Fig.3 – Years to return to ‘peak 2007’ price level
Source: Zoopla Research
A return to peak
The latest Zoopla Index data has recorded an overall annual rate of house price growth across all UK cities of +3.9 per cent – this figure is approaching a three-year high (33 months). The research attributes this increase in the headline rate of growth to increased growth across cities, especially those in the South of England.
Table 1 – UK 20 city index summary, January 2020
Source: Zoopla House Price Indices, powered by Hometrack
All cities, except for Aberdeen, have recorded annual house price inflation of at least 2 per cent per annum, for the first time since February 2017. This city growth has been led by highs of +5.9 per cent in Edinburgh and +5.3 per cent in Nottingham and Leicester.

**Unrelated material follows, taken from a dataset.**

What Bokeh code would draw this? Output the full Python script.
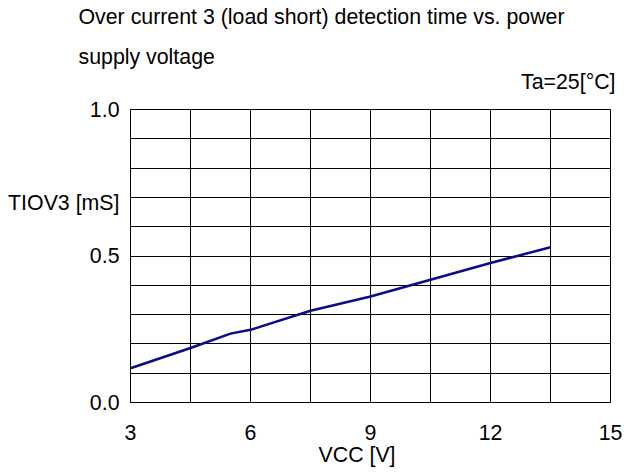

Figure 1: City house price inflation – current compared to 12 months ago
Source: Zoopla UK City House Price Index, powered by Hometrack
Growth in supply fails to keep pace with demand
As we’ve reported previously, strong demand and growing sales are eroding available supply at a faster rate than is being replenished. The total stock of homes available to buy across all UK cities is just 2.6 per cent higher than this time last year, while the stock of homes for sale in nine cities is lower than a year ago by as much as 6 per cent (Fig 2).
Several of the cities where available supply is flat or shrinking are recording higher rates of house price growth, for example, Edinburgh (5.9%) and Nottingham (5.4%).
Eleven cities have more homes for sale than this time last year. Among these, strong demand and attractive affordability mean above-average price growth has been sustained in cities such as Nottingham, Liverpool and Manchester.
The researchers at Zoopla believe the increased supply in Oxford and Cambridge is more likely a result of sellers, who were sitting on their hands waiting for market conditions to improve, deciding to make their move, encouraged by improving sentiment.
Fig.2 – Stock of homes for sale Jan-2020 v Jan-2019
Source: Zoopla Research
Commenting on the latest report, Richard Donnell, Director of Research and Insight at Zoopla, said: “An imbalance between supply and demand is supporting the current rate of house price growth – a trend we expect to remain in place over 2020H1.
“The upcoming Budget is a prime opportunity for the new Chancellor to address some of the factors affecting the housing market. Any review of stamp duty charges to help the movement of homeowners up and down the property ladder should be made to boost transaction levels, but the extent and nature of any reform, which must be balanced against political exigencies, remains to be seen,” Donnell concluded.